Peter Eustace, a Cable and Wireless spokesman, declined to comment on the possible management changes. He also gave no sign that Cable and Wireless was preparing for a revamping.

"We believe that our basic strategy is the right one for long-term value," he said.

Investors apparently disagree. Frustrated by Cable and Wireless's worsening fortunes — the company has lowered its financial targets three times in 12 months — they have erased some $9.8 billion in market value the last year. On Monday, the shares closed down 3.75 pence in London, at 199 pence ($2.91).

Cable and Wireless is expected to report a 54 percent decline in earnings, before interest, taxes, depreciation and amortization, to £820 million, for the recently completed financial year, according to a consensus of analysts. Revenue is expected to decline 28 percent, to £5.8 billion.

Among the problems facing the company is how to stem losses at its Web-host unit, Cable and Wireless Global. Mr. Wallace invested heavily to acquire networks in Japan, the United States and Britain, as did rivals. Too much competition and the slowing economy caused prices to plummet. As a relative newcomer to the field, the backbone of Cable and Wireless's services is still in voice transmission, rather than specialized data services, making the company more vulnerable to the downturn, analysts said.

Unlike rivals like Global Crossing and WorldCom, which are struggling with heavy debts, Cable and Wireless is flush with roughly £2.2 billion in cash. Yet rather than throw good money after bad, some analysts said, it should close its Web-host operations in Japan and the United States, where it is too small to compete effectively. Instead, it should focus on Britain, which accounts for 60 percent of the division's revenue.

"In Japan and the United States, Cable and Wireless is subscale and disadvantaged compared with the competition," said Paul Moran, an analyst with Credit Suisse First Boston in London.

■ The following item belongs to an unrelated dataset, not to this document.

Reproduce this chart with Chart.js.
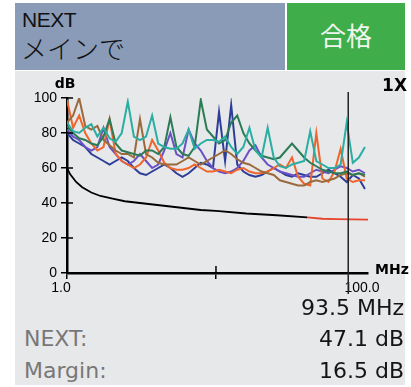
<!DOCTYPE html>
<html lang="ja">
<head>
<meta charset="UTF-8">
<title>NEXT</title>
<script src="https://cdn.jsdelivr.net/npm/chart.js"></script>
<style>
  body { margin: 0; width: 411px; height: 387px; background: #fff; position: relative; overflow: hidden; font-family: "DejaVu Sans", sans-serif; }
  .box { position: absolute; }
  #hdrLeft { left: 15px; top: 3px; width: 270px; height: 67px; background: #8a9bb8; }
  #hdrRight { left: 287px; top: 3px; width: 118px; height: 67px; background: #40ad4b; }
  #panel { left: 15px; top: 71px; width: 390px; height: 314px; background: #e7e8ea; }
  #chartBox { left: 15px; top: 71px; width: 396px; height: 229px; }
  .t1 { font-family: "Liberation Sans", sans-serif; font-size: 21px; color: #111; left: 22px; top: 8px; letter-spacing: -0.5px; }
  .t2 { font-family: "Noto Sans CJK JP", sans-serif; font-size: 26px; font-weight: 300; color: #111; left: 21px; top: 29px; }
  .pass { font-family: "Noto Sans CJK JP", sans-serif; font-size: 26px; color: #eef6ee; left: 287px; width: 118px; text-align: center; top: 16px; }
  .lbl { font-size: 22px; color: #777; left: 24px; }
  .val { font-size: 22px; color: #151515; right: 7px; }
</style>
</head>
<body>
<div class="box" id="hdrLeft"></div>
<div class="box" id="hdrRight"></div>
<div class="box" id="panel"></div>
<div class="box t1">NEXT</div>
<div class="box t2">メインで</div>
<div class="box pass">合格</div>
<div class="box" id="chartBox"><canvas id="c"></canvas></div>
<div class="box val" style="top:295px">93.5 MHz</div>
<div class="box lbl" style="top:326px">NEXT:</div>
<div class="box val" style="top:326px">47.1 dB</div>
<div class="box lbl" style="top:358px">Margin:</div>
<div class="box val" style="top:358px">16.5 dB</div>
<script>
// frequency grid (MHz) for the measured pairs
const freq = [1,3,5,7,9,11,13,15,17,19,21,23,25,27,29,31,33,35,37,39,41,43,45,47,49,
              51,53,55,57,59,61,63,65,67,69,71,73,75,77,79,81,83,85,87,89,91,93,95,97,99];

const teal = [86,81,80,83,85,78,83,77,75,80,98,78,76,78,90,74,72,71,71,74,82,71,74,76,76,
              75,78,72,68,72,83,70,66,83,66,61,60,62,63,64,81,64,62,60,60,62,86,63,66,72];
const green = [84,80,77,76,74,73,78,88,74,70,69,68,67,70,70,68,72,89,72,68,67,72,99,82,78,
               74,76,86,90,80,74,70,67,66,65,66,70,74,70,66,63,61,59,58,57,57,58,56,57,56];
const brown = [86,90,100,84,82,84,76,73,70,68,68,66,88,68,66,63,62,62,62,64,66,64,62,64,66,
               68,70,68,65,63,62,60,58,57,56,53,52,51,50,50,52,53,52,53,54,56,57,56,57,55];
const orange = [99,83,90,80,74,70,72,88,68,64,62,60,62,66,76,70,63,60,59,59,60,62,60,58,58,
                59,58,57,59,60,58,57,57,58,60,62,60,66,55,51,50,80,54,52,58,71,54,52,53,53];
const purple = [82,78,76,72,70,72,83,72,68,64,62,64,68,64,60,62,70,80,68,66,82,74,70,64,60,
                58,57,58,60,64,70,73,66,62,60,58,57,56,55,55,57,59,58,57,59,61,60,58,59,57];
const blue = [80,76,74,72,68,66,64,62,64,66,64,60,57,56,58,60,62,60,57,55,57,60,63,62,60,
              92,64,96,62,58,56,55,56,58,60,58,56,55,57,56,55,55,57,59,57,55,52,56,54,48];

// limit line
const limitFreq = [1,2,4,6,9,12,16,20,25,30,35,40,45,50,60,70,80];
const limitDb = [60,56.5,52,49,46,44,42.5,41,40,39,38,37,36,35.5,34,33,31.8];
const worstFreq = [80,85,90,95,100];
const worstDb = [31.8,31,30.8,30.6,30.5];

const cursorMHz = 93.5;

const toPts = (xs, ys) => xs.map((x, i) => ({ x: x, y: ys[i] }));
const pair = (data, color) => ({
  data: toPts(freq, data), borderColor: color, borderWidth: 2,
  pointRadius: 0, tension: 0, fill: false
});

const extras = {
  id: 'extras',
  afterDraw(chart) {
    const ctx = chart.ctx;
    const a = chart.chartArea;
    const xs = chart.scales.x, ys = chart.scales.y;
    ctx.save();
    // inner halves of tick marks
    ctx.strokeStyle = '#000';
    ctx.lineWidth = 1.5;
    ys.ticks.forEach(t => {
      const y = ys.getPixelForValue(t.value);
      ctx.beginPath(); ctx.moveTo(a.left, y); ctx.lineTo(a.left + 6, y); ctx.stroke();
    });
    const xm = xs.getPixelForValue(50);
    ctx.beginPath(); ctx.moveTo(xm, a.bottom); ctx.lineTo(xm, a.bottom - 7); ctx.stroke();
    // cursor
    const cx = xs.getPixelForValue(cursorMHz);
    ctx.strokeStyle = '#222';
    ctx.lineWidth = 1.5;
    ctx.beginPath(); ctx.moveTo(cx, a.top - 6); ctx.lineTo(cx, a.bottom + 21); ctx.stroke();
    // axis titles
    ctx.fillStyle = '#000';
    ctx.font = 'bold 14px "DejaVu Sans"';
    ctx.textAlign = 'center';
    ctx.textBaseline = 'middle';
    ctx.fillText('dB', a.left - 2, a.top - 14);
    ctx.textAlign = 'left';
    ctx.fillText('MHz', a.right + 7, a.bottom - 3);
    ctx.font = 'bold 17px "DejaVu Sans"';
    ctx.textAlign = 'right';
    ctx.fillText('1X', a.right + 39, a.top - 11);
    ctx.restore();
  }
};

new Chart(document.getElementById('c'), {
  type: 'line',
  data: {
    datasets: [
      pair(teal, '#2aaea3'),
      pair(green, '#2b7b57'),
      pair(brown, '#9a6a3c'),
      pair(orange, '#f0652b'),
      pair(purple, '#6a50c6'),
      pair(blue, '#2c3e98'),
      { data: toPts(limitFreq, limitDb), borderColor: '#000', borderWidth: 1.8, pointRadius: 0, tension: 0 },
      { data: toPts(worstFreq, worstDb), borderColor: '#e8442c', borderWidth: 1.8, pointRadius: 0, tension: 0 }
    ]
  },
  options: {
    responsive: true,
    maintainAspectRatio: false,
    animation: false,
    layout: { padding: { left: 0, right: 43, top: 27, bottom: 0 } },
    plugins: { legend: { display: false }, tooltip: { enabled: false } },
    scales: {
      x: {
        type: 'linear', min: 1, max: 100,
        afterBuildTicks: s => { s.ticks = [{ value: 1 }, { value: 50 }, { value: 100 }]; },
        afterFit: s => { s.height = 27; },
        ticks: {
          color: '#000', font: { family: 'Liberation Sans', size: 14 }, padding: 1, maxRotation: 0,
          labelOffset: -6,
          callback: v => v === 1 ? '1.0' : (v === 100 ? '100.0' : '')
        },
        grid: { drawOnChartArea: false, tickLength: 6, lineWidth: 1.5,
                color: c => (c.tick && c.tick.value === 100) ? 'rgba(0,0,0,0)' : '#000' },
        border: { color: '#000', width: 2.5 }
      },
      y: {
        min: 0, max: 100,
        ticks: { stepSize: 20, color: '#000', font: { family: 'Liberation Sans', size: 14 }, padding: 4 },
        afterFit: s => { s.width = 52; },
        grid: { drawOnChartArea: false, tickLength: 6, lineWidth: 1.5, color: '#000' },
        border: { color: '#000', width: 2.5 }
      }
    }
  },
  plugins: [extras]
});
</script>
</body>
</html>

Other issues have bothered investors. A Securities and Exchange Commission investigation into the way Global Crossing and other telecommunications companies account for revenue on capacity they sell to one another has raised eyebrows in London. The Accounting Standards Board, Britain's main accounting rule maker, is looking into the matter, though no formal investigation has begun.

Alan Cook, the board's technical director, said it was possible that new rules to take effect next year might prevent telecommunications companies from recognizing such swaps as revenue.

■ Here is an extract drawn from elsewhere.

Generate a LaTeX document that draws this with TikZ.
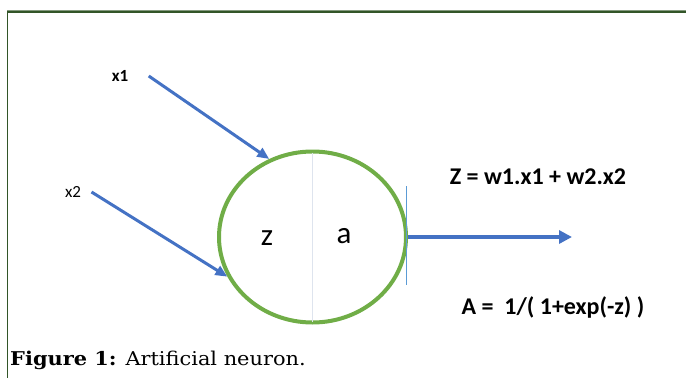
\documentclass[tikz,border=0pt]{standalone}
\usepackage{fontspec}
\setmainfont{DejaVu Serif}
\newfontfamily\calibri{Carlito}
\usepackage{tikz}
\definecolor{neurongreen}{RGB}{112, 173, 71}
\definecolor{arrowblue}{RGB}{68, 114, 196}
\definecolor{tickblue}{RGB}{91, 155, 213}
\definecolor{dividergrey}{RGB}{222, 228, 238}
\definecolor{framegreen}{RGB}{50, 85, 40}
\usetikzlibrary{positioning, shapes.geometric, arrows.meta, calc}

\begin{document}
\begin{tikzpicture}[x=1pt, y=-1pt, >={Triangle[length=12pt, width=10pt]}, every node/.style={font=\calibri}]
    \useasboundingbox (0,0) rectangle (686,378);

    % Frame Lines
    \draw [framegreen!60, line width=0.8pt] (7,10.3) -- (686,10.3);
    \draw [framegreen, line width=2pt] (7,12) -- (686,12);
    \draw [framegreen, line width=1pt] (7.5,12) -- (7.5,378);

    % Neuron Body
    \node [draw=neurongreen, ellipse, line width=4pt, minimum width=187pt, minimum height=171pt, inner sep=0pt] (neuron) at (312.5,237) {};
    \draw [dividergrey, line width=1pt, shorten <=3pt, shorten >=3pt] (neuron.north) -- (neuron.south);
    \node [font=\calibri\fontsize{31}{34}\selectfont] (zsum) at (267,238) {z};
    \node [font=\calibri\fontsize{31}{34}\selectfont] (act) at (344,236) {a};

    % Input Nodes
    \node [font=\calibri\bfseries\fontsize{17}{19}\selectfont] (x1) at (120,76) {x1};
    \node [font=\calibri\fontsize{17}{19}\selectfont] (x2) at (73,192) {x2};

    % Input Arrows
    \draw [->, arrowblue, line width=3pt] ([xshift=17pt]x1.east) -- (neuron.119);
    \draw [->, arrowblue, line width=3pt] ([xshift=7pt]x2.east) -- (neuron.205);

    % Output
    \coordinate (out) at (572,237);
    \draw [tickblue, line width=1pt] ($(neuron.east)+(-2,-51)$) -- ($(neuron.east)+(-2,48)$);
    \draw [->, arrowblue, line width=4pt, >={Triangle[length=13pt, width=13pt]}] (neuron.east) -- (out);

    % Equations
    \node [font=\calibri\bfseries\fontsize{24}{27}\selectfont] (zeq) at (538,177) {Z = w1.x1 + w2.x2};
    \node [font=\calibri\bfseries\fontsize{24}{27}\selectfont] (aeq) at (553,307) {A =\ \ 1/( 1+exp(-z) )};

    % Caption
    \node [anchor=base west, inner sep=0pt, xscale=1.1, transform shape, font=\normalfont\fontsize{19}{22}\selectfont] (caption) at (10,365) {\textbf{Figure 1:} Artificial neuron.};
\end{tikzpicture}
\end{document}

The changes would have an impact on Cable and Wireless's revenue, 4.6 percent of which came from swaps in the 2001 financial year.

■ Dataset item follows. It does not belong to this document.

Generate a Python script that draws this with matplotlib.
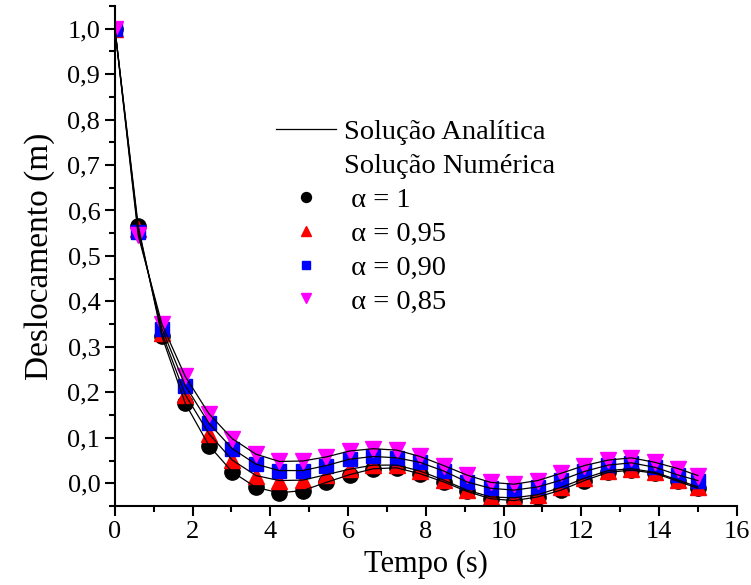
import numpy as np
import matplotlib
matplotlib.use('Agg')
import matplotlib.pyplot as plt
from matplotlib.lines import Line2D
from matplotlib.ticker import MultipleLocator, FixedLocator, FixedFormatter

plt.rcParams['font.family'] = ['Liberation Serif', 'DejaVu Serif']

# tempo dos pontos numericos (s)
tempo = [0.0, 0.6, 1.21, 1.81, 2.42, 3.02, 3.63, 4.23, 4.83, 5.44, 6.04, 6.65, 7.25,
         7.85, 8.46, 9.06, 9.67, 10.27, 10.88, 11.48, 12.08, 12.69, 13.29, 13.9, 14.5, 15.0]

# deslocamento (m) para cada alpha
desl_a100 = [1.0, 0.566, 0.323, 0.176, 0.083, 0.025, -0.009, -0.021, -0.016, 0.002, 0.019, 0.032, 0.034,
             0.021, 0.003, -0.018, -0.034, -0.038, -0.030, -0.015, 0.006, 0.024, 0.029, 0.022, 0.004, -0.011]
desl_a095 = [1.0, 0.560, 0.330, 0.195, 0.109, 0.051, 0.017, 0.006, 0.007, 0.019, 0.031, 0.040, 0.040,
             0.027, 0.007, -0.015, -0.030, -0.032, -0.025, -0.009, 0.011, 0.028, 0.032, 0.024, 0.007, -0.008]
desl_a090 = [1.0, 0.553, 0.340, 0.215, 0.132, 0.076, 0.042, 0.028, 0.028, 0.039, 0.053, 0.059, 0.056,
             0.046, 0.027, 0.003, -0.011, -0.015, -0.008, 0.007, 0.026, 0.040, 0.045, 0.035, 0.018, 0.006]
desl_a085 = [1.0, 0.545, 0.350, 0.235, 0.153, 0.098, 0.064, 0.048, 0.049, 0.058, 0.071, 0.076, 0.073,
             0.059, 0.039, 0.018, 0.002, -0.002, 0.006, 0.022, 0.039, 0.051, 0.056, 0.046, 0.032, 0.017]

series_labels = [' \u03b1 = 1', ' \u03b1 = 0,95', ' \u03b1 = 0,90', ' \u03b1 = 0,85']
y_ticks = [0.0, 0.1, 0.2, 0.3, 0.4, 0.5, 0.6, 0.7, 0.8, 0.9, 1.0]
y_tick_labels = ['0,0', '0,1', '0,2', '0,3', '0,4', '0,5', '0,6', '0,7', '0,8', '0,9', '1,0']

fig = plt.figure(figsize=(7.51, 5.85), dpi=100)
ax = fig.add_axes([0.153, 0.135, 0.828, 0.855])

all_series = [desl_a100, desl_a095, desl_a090, desl_a085]
styles = [('o', 'black', 11), ('^', 'red', 11), ('s', 'blue', 9.5), ('v', 'magenta', 11)]

for y, (mk, col, ms) in zip(all_series, styles):
    ax.plot(tempo, y, linestyle='none', marker=mk, color=col, markersize=ms, zorder=2)

# solucao analitica
for y in all_series:
    ax.plot(tempo, y, color='black', lw=0.9, zorder=3)

ax.set_xlim(0, 16)
ax.set_ylim(-0.05, 1.05)
ax.xaxis.set_major_locator(MultipleLocator(2))
ax.xaxis.set_minor_locator(MultipleLocator(1))
ax.yaxis.set_major_locator(FixedLocator(y_ticks))
ax.yaxis.set_major_formatter(FixedFormatter(y_tick_labels))
ax.yaxis.set_minor_locator(MultipleLocator(0.05))

for s in ['top', 'right']:
    ax.spines[s].set_visible(False)
for s in ['left', 'bottom']:
    ax.spines[s].set_linewidth(1.5)

ax.tick_params(which='major', direction='out', length=7, width=1.5, labelsize=19)
ax.tick_params(which='minor', direction='out', length=4, width=1.5)

ax.set_xlabel('Tempo (s)', fontsize=22, labelpad=5)
ax.set_ylabel('Deslocamento (m)', fontsize=24, labelpad=9)

handles = [Line2D([], [], color='black', lw=0.9),
           Line2D([], [], linestyle='none')]
labels = ['Solu\u00e7\u00e3o Anal\u00edtica', 'Solu\u00e7\u00e3o Num\u00e9rica']
for (mk, col, ms), lab in zip(styles, series_labels):
    handles.append(Line2D([], [], linestyle='none', marker=mk, color=col, markersize=ms))
    labels.append(lab)

fig.legend(handles, labels, loc='upper left', bbox_to_anchor=(276 / 751, 1 - 119 / 585),
           frameon=False, fontsize=20.5, borderpad=0, borderaxespad=0,
           handlelength=2.1, handletextpad=0.28, labelspacing=0.28, markerscale=0.65)

fig.savefig('out.png', dpi=100)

Mr. Eustace, the spokesman, said the company was complying with British accounting rules; if the rules change, he said, it will be obliged to follow the new guidelines.

Cable and Wireless's old business, known as Cable and Wireless Regional, which supplies telephone services in Panama and the Caribbean, remains its biggest money maker. That is not a ringing endorsement of Mr. Wallace's vision, said Mr. Moran, the analyst, noting that "if you want to change the strategy, then you change the C.E.O."